- [PROBLEM]
Set down all of the data that follows word for word, without the images.

- [DATASET SECTION]
· · ·

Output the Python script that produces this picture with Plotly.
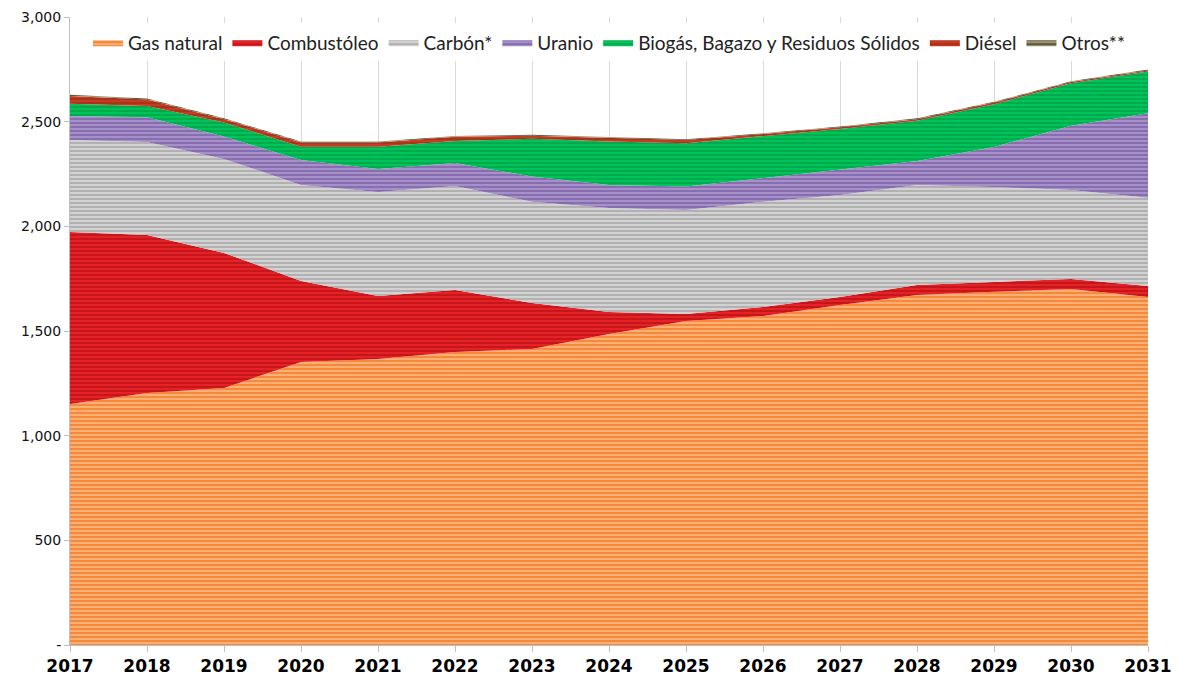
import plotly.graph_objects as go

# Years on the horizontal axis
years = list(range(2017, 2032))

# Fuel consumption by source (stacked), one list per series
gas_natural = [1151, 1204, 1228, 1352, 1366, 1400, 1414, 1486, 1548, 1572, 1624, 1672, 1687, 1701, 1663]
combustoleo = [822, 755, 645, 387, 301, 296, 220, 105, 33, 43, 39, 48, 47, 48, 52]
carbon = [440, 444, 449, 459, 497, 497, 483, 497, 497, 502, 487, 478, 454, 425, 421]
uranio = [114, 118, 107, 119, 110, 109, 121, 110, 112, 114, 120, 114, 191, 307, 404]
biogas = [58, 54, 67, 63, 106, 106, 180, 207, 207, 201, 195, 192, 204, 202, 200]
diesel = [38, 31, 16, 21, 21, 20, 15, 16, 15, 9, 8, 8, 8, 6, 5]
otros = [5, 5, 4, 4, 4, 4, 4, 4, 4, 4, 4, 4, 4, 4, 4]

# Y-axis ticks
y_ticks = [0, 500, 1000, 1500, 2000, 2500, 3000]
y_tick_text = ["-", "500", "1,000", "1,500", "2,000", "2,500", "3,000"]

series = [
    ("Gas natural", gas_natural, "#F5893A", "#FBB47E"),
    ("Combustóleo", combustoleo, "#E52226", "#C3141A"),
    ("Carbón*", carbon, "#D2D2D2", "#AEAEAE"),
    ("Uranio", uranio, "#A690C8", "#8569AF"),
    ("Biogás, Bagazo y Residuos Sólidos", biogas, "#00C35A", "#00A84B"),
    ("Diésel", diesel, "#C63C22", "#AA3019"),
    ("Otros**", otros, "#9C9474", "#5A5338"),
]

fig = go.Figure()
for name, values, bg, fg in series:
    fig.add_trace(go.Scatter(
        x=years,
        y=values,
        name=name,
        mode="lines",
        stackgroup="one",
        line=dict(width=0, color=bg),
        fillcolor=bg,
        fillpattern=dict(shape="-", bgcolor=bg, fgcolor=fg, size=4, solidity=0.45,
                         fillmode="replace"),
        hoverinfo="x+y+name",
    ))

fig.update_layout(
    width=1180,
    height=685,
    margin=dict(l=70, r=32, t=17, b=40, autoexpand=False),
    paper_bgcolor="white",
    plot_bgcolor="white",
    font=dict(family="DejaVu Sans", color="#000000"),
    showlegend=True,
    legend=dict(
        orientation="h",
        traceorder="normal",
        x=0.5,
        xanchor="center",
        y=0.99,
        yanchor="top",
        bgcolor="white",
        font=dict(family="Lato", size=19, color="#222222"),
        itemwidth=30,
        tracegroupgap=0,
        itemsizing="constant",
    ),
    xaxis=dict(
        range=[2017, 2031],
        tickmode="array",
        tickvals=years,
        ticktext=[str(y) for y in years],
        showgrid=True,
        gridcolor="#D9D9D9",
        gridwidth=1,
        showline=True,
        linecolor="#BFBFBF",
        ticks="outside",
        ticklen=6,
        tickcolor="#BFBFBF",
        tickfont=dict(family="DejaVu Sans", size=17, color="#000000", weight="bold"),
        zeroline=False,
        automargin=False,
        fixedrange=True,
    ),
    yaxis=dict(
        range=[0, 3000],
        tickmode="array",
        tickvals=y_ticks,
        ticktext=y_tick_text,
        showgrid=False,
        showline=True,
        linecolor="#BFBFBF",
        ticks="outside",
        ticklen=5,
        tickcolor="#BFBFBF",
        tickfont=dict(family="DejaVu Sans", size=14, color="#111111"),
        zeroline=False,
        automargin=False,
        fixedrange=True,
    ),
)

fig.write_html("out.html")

· · ·

- [REPLY]
Output the Python script that produces this picture with Plotly.
import plotly.graph_objects as go

# Years on the horizontal axis
years = list(range(2017, 2032))

# Fuel consumption by source (stacked), one list per series
gas_natural = [1151, 1204, 1228, 1352, 1366, 1400, 1414, 1486, 1548, 1572, 1624, 1672, 1687, 1701, 1663]
combustoleo = [822, 755, 645, 387, 301, 296, 220, 105, 33, 43, 39, 48, 47, 48, 52]
carbon = [440, 444, 449, 459, 497, 497, 483, 497, 497, 502, 487, 478, 454, 425, 421]
uranio = [114, 118, 107, 119, 110, 109, 121, 110, 112, 114, 120, 114, 191, 307, 404]
biogas = [58, 54, 67, 63, 106, 106, 180, 207, 207, 201, 195, 192, 204, 202, 200]
diesel = [38, 31, 16, 21, 21, 20, 15, 16, 15, 9, 8, 8, 8, 6, 5]
otros = [5, 5, 4, 4, 4, 4, 4, 4, 4, 4, 4, 4, 4, 4, 4]

# Y-axis ticks
y_ticks = [0, 500, 1000, 1500, 2000, 2500, 3000]
y_tick_text = ["-", "500", "1,000", "1,500", "2,000", "2,500", "3,000"]

series = [
    ("Gas natural", gas_natural, "#F5893A", "#FBB47E"),
    ("Combustóleo", combustoleo, "#E52226", "#C3141A"),
    ("Carbón*", carbon, "#D2D2D2", "#AEAEAE"),
    ("Uranio", uranio, "#A690C8", "#8569AF"),
    ("Biogás, Bagazo y Residuos Sólidos", biogas, "#00C35A", "#00A84B"),
    ("Diésel", diesel, "#C63C22", "#AA3019"),
    ("Otros**", otros, "#9C9474", "#5A5338"),
]

fig = go.Figure()
for name, values, bg, fg in series:
    fig.add_trace(go.Scatter(
        x=years,
        y=values,
        name=name,
        mode="lines",
        stackgroup="one",
        line=dict(width=0, color=bg),
        fillcolor=bg,
        fillpattern=dict(shape="-", bgcolor=bg, fgcolor=fg, size=4, solidity=0.45,
                         fillmode="replace"),
        hoverinfo="x+y+name",
    ))

fig.update_layout(
    width=1180,
    height=685,
    margin=dict(l=70, r=32, t=17, b=40, autoexpand=False),
    paper_bgcolor="white",
    plot_bgcolor="white",
    font=dict(family="DejaVu Sans", color="#000000"),
    showlegend=True,
    legend=dict(
        orientation="h",
        traceorder="normal",
        x=0.5,
        xanchor="center",
        y=0.99,
        yanchor="top",
        bgcolor="white",
        font=dict(family="Lato", size=19, color="#222222"),
        itemwidth=30,
        tracegroupgap=0,
        itemsizing="constant",
    ),
    xaxis=dict(
        range=[2017, 2031],
        tickmode="array",
        tickvals=years,
        ticktext=[str(y) for y in years],
        showgrid=True,
        gridcolor="#D9D9D9",
        gridwidth=1,
        showline=True,
        linecolor="#BFBFBF",
        ticks="outside",
        ticklen=6,
        tickcolor="#BFBFBF",
        tickfont=dict(family="DejaVu Sans", size=17, color="#000000", weight="bold"),
        zeroline=False,
        automargin=False,
        fixedrange=True,
    ),
    yaxis=dict(
        range=[0, 3000],
        tickmode="array",
        tickvals=y_ticks,
        ticktext=y_tick_text,
        showgrid=False,
        showline=True,
        linecolor="#BFBFBF",
        ticks="outside",
        ticklen=5,
        tickcolor="#BFBFBF",
        tickfont=dict(family="DejaVu Sans", size=14, color="#111111"),
        zeroline=False,
        automargin=False,
        fixedrange=True,
    ),
)

fig.write_html("out.html")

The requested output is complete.